*To do*
Wherever a line below holds the word "this", copy that line.

*Provided entries*
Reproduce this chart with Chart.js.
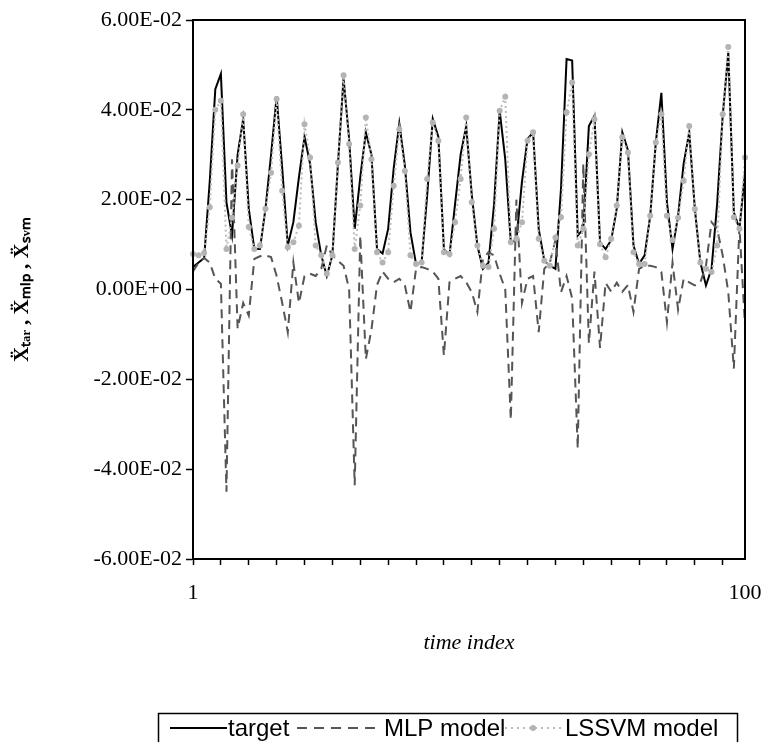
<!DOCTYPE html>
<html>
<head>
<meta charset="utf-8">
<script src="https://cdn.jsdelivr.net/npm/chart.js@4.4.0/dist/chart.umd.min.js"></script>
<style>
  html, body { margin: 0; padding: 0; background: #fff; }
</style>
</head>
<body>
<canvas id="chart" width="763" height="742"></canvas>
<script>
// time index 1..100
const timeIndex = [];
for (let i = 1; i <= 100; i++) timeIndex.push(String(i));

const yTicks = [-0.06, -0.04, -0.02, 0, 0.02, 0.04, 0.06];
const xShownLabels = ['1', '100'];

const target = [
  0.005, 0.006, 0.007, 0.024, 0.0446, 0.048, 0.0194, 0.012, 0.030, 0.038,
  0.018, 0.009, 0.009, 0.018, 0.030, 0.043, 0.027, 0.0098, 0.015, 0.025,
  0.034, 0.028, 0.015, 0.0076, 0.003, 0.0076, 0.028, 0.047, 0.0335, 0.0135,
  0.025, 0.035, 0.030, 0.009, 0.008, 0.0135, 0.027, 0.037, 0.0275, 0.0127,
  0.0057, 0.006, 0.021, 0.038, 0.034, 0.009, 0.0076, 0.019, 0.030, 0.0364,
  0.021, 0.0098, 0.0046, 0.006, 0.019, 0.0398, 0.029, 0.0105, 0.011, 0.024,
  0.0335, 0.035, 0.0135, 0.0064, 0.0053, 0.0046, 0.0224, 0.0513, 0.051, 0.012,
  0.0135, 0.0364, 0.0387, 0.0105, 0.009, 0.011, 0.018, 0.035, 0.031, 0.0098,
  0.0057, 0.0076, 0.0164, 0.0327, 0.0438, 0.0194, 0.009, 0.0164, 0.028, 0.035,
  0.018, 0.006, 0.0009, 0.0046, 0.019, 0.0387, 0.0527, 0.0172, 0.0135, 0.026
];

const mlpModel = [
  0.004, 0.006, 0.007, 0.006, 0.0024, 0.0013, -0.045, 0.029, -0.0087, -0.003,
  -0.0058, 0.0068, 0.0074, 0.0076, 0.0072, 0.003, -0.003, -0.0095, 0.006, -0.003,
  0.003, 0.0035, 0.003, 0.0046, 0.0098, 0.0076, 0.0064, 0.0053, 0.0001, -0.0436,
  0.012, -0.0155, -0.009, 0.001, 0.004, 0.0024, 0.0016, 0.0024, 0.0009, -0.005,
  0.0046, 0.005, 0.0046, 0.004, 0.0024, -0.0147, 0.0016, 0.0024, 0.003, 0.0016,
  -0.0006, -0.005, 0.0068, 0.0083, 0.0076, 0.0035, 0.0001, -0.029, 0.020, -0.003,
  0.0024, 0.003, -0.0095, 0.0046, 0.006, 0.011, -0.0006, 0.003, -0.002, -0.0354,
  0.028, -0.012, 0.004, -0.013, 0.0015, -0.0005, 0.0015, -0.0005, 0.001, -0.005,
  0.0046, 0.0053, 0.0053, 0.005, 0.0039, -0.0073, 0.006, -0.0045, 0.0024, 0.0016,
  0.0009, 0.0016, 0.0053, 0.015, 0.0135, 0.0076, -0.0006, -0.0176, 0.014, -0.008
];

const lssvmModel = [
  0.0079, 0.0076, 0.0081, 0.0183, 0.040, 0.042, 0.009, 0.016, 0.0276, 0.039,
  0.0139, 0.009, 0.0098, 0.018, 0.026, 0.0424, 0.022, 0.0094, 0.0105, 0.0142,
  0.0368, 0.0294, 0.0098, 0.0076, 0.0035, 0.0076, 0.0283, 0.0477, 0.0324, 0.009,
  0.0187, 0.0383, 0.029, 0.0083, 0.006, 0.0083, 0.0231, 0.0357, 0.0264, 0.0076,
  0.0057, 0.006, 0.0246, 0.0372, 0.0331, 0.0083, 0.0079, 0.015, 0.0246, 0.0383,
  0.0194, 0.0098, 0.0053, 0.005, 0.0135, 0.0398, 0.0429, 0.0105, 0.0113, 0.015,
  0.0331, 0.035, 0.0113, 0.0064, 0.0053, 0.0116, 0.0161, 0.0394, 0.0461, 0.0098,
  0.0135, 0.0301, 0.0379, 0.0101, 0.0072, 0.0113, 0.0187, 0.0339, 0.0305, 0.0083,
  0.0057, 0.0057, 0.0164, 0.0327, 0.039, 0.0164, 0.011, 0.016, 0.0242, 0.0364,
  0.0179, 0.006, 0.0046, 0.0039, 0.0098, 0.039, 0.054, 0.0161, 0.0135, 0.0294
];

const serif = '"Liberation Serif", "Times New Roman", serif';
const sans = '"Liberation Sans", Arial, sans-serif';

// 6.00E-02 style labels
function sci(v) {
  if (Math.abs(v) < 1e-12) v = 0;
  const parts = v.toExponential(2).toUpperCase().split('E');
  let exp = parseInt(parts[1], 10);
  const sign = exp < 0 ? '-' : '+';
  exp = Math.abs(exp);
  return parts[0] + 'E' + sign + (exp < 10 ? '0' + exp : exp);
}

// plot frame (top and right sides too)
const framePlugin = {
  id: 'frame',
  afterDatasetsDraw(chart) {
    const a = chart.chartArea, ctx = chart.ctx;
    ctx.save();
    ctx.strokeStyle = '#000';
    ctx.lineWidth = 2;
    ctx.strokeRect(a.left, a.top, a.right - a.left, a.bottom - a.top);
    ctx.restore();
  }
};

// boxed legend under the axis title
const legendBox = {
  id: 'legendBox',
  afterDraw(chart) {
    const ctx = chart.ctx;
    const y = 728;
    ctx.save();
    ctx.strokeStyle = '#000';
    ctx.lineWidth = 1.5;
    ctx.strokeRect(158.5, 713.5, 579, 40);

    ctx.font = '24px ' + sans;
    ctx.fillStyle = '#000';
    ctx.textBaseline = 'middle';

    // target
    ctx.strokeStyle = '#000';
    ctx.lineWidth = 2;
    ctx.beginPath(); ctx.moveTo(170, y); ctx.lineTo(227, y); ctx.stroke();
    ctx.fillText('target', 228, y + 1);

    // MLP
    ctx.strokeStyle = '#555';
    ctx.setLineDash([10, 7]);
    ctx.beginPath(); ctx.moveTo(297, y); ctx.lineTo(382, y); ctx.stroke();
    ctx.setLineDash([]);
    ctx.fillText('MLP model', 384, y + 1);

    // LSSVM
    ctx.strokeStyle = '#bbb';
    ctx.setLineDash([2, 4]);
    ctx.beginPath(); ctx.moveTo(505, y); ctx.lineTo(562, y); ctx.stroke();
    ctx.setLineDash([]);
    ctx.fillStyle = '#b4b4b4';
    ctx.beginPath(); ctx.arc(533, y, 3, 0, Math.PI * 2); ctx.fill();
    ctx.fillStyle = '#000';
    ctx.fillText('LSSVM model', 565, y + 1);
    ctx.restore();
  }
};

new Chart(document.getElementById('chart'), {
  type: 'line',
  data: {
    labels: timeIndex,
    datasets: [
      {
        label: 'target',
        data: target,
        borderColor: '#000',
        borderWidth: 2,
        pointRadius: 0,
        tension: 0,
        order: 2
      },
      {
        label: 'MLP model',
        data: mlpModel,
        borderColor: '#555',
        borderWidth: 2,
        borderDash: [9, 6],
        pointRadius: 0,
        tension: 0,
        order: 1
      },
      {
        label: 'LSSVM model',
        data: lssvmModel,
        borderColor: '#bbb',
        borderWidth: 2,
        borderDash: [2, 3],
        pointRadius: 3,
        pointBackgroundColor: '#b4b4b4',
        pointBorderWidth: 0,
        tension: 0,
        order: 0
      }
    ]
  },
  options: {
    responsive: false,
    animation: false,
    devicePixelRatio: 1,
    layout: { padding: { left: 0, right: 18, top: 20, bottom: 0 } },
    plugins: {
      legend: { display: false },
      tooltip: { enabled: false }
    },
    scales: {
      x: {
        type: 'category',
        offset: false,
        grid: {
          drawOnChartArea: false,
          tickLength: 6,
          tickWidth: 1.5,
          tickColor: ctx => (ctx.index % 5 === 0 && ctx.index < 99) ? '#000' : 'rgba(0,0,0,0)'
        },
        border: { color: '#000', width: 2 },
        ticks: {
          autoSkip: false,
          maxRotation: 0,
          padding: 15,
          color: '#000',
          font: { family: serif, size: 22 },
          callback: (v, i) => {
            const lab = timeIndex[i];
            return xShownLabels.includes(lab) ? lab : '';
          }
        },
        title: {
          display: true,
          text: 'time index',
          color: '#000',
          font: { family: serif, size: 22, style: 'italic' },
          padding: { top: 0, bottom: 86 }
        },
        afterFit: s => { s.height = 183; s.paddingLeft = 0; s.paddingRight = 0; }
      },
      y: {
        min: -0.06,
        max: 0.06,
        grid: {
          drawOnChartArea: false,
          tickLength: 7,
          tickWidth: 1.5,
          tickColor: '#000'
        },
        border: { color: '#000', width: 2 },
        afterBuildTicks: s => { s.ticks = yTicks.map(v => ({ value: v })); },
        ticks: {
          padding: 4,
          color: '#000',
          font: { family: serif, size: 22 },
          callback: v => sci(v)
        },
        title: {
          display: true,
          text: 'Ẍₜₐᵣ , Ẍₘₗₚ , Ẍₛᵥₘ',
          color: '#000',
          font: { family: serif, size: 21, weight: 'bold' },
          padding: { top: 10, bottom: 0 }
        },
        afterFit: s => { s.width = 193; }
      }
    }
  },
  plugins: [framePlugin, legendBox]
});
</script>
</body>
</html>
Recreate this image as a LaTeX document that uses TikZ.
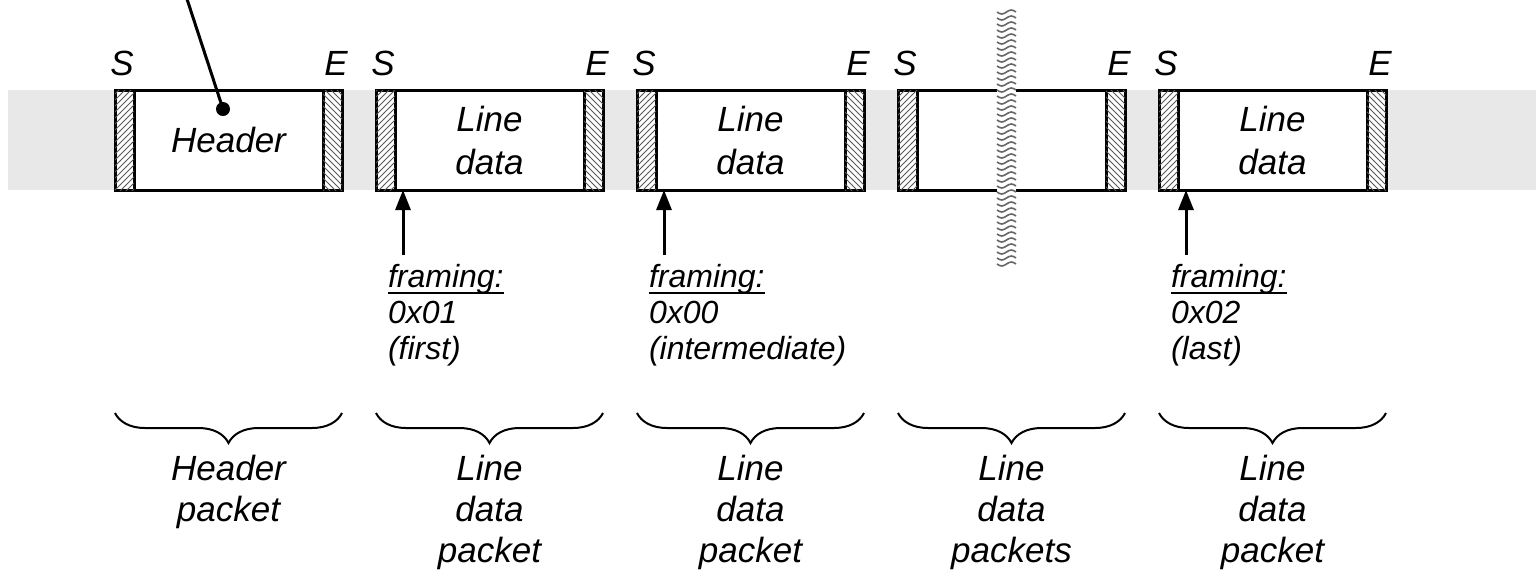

*Response to the exercise*
Reproduce this chart with Chart.js.
Recreate this image as a LaTeX document that uses TikZ.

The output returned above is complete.